======== SOURCE RECORDS
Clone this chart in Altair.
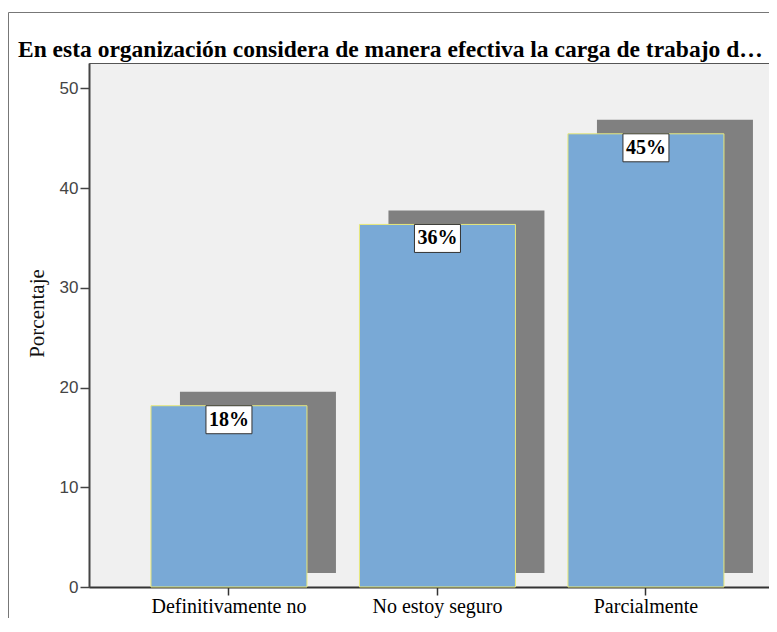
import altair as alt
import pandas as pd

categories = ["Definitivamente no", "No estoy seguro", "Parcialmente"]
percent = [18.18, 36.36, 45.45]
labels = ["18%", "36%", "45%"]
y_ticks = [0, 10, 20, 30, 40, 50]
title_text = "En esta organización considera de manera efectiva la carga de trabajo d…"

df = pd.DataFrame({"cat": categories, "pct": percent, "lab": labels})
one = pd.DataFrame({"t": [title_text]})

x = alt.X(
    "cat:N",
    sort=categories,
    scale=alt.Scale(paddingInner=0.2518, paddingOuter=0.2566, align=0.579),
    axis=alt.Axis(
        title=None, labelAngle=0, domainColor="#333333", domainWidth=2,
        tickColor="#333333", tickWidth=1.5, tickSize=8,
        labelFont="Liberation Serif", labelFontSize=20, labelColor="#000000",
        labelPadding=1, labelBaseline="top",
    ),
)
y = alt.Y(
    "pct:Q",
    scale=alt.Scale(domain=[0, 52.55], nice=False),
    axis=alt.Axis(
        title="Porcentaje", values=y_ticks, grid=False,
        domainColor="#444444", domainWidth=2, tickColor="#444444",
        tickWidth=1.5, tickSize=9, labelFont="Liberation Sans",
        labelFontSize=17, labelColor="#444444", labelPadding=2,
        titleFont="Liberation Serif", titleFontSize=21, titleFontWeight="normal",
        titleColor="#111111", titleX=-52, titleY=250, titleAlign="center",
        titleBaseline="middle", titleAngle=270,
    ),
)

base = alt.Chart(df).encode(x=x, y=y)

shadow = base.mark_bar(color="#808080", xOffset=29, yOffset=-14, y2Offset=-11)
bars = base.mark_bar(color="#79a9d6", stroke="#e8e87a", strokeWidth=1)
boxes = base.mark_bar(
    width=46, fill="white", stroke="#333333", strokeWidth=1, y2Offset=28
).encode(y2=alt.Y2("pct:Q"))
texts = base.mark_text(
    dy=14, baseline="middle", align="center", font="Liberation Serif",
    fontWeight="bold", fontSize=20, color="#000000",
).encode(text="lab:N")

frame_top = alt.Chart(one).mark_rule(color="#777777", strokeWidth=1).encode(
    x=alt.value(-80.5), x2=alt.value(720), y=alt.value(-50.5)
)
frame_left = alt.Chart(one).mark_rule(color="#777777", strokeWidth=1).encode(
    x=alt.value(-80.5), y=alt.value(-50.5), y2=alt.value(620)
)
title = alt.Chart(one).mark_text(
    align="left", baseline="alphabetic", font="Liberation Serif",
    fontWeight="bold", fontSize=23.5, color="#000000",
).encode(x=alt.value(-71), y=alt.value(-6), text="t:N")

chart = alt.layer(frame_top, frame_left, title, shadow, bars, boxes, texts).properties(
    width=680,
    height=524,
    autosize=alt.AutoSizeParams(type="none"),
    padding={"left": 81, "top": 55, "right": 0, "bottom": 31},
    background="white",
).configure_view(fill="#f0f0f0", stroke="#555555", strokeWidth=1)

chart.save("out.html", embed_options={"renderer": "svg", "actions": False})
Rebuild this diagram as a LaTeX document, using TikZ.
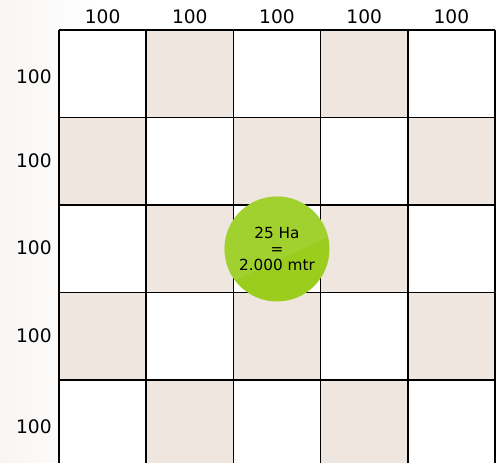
================
| EXERCISE PROMPT |
Omit the images and transcribe all of the records above word for word.

| WRITTEN RESPONSE |
Clone this chart in Altair.
import altair as alt
import pandas as pd

categories = ["Definitivamente no", "No estoy seguro", "Parcialmente"]
percent = [18.18, 36.36, 45.45]
labels = ["18%", "36%", "45%"]
y_ticks = [0, 10, 20, 30, 40, 50]
title_text = "En esta organización considera de manera efectiva la carga de trabajo d…"

df = pd.DataFrame({"cat": categories, "pct": percent, "lab": labels})
one = pd.DataFrame({"t": [title_text]})

x = alt.X(
    "cat:N",
    sort=categories,
    scale=alt.Scale(paddingInner=0.2518, paddingOuter=0.2566, align=0.579),
    axis=alt.Axis(
        title=None, labelAngle=0, domainColor="#333333", domainWidth=2,
        tickColor="#333333", tickWidth=1.5, tickSize=8,
        labelFont="Liberation Serif", labelFontSize=20, labelColor="#000000",
        labelPadding=1, labelBaseline="top",
    ),
)
y = alt.Y(
    "pct:Q",
    scale=alt.Scale(domain=[0, 52.55], nice=False),
    axis=alt.Axis(
        title="Porcentaje", values=y_ticks, grid=False,
        domainColor="#444444", domainWidth=2, tickColor="#444444",
        tickWidth=1.5, tickSize=9, labelFont="Liberation Sans",
        labelFontSize=17, labelColor="#444444", labelPadding=2,
        titleFont="Liberation Serif", titleFontSize=21, titleFontWeight="normal",
        titleColor="#111111", titleX=-52, titleY=250, titleAlign="center",
        titleBaseline="middle", titleAngle=270,
    ),
)

base = alt.Chart(df).encode(x=x, y=y)

shadow = base.mark_bar(color="#808080", xOffset=29, yOffset=-14, y2Offset=-11)
bars = base.mark_bar(color="#79a9d6", stroke="#e8e87a", strokeWidth=1)
boxes = base.mark_bar(
    width=46, fill="white", stroke="#333333", strokeWidth=1, y2Offset=28
).encode(y2=alt.Y2("pct:Q"))
texts = base.mark_text(
    dy=14, baseline="middle", align="center", font="Liberation Serif",
    fontWeight="bold", fontSize=20, color="#000000",
).encode(text="lab:N")

frame_top = alt.Chart(one).mark_rule(color="#777777", strokeWidth=1).encode(
    x=alt.value(-80.5), x2=alt.value(720), y=alt.value(-50.5)
)
frame_left = alt.Chart(one).mark_rule(color="#777777", strokeWidth=1).encode(
    x=alt.value(-80.5), y=alt.value(-50.5), y2=alt.value(620)
)
title = alt.Chart(one).mark_text(
    align="left", baseline="alphabetic", font="Liberation Serif",
    fontWeight="bold", fontSize=23.5, color="#000000",
).encode(x=alt.value(-71), y=alt.value(-6), text="t:N")

chart = alt.layer(frame_top, frame_left, title, shadow, bars, boxes, texts).properties(
    width=680,
    height=524,
    autosize=alt.AutoSizeParams(type="none"),
    padding={"left": 81, "top": 55, "right": 0, "bottom": 31},
    background="white",
).configure_view(fill="#f0f0f0", stroke="#555555", strokeWidth=1)

chart.save("out.html", embed_options={"renderer": "svg", "actions": False})
Rebuild this diagram as a LaTeX document, using TikZ.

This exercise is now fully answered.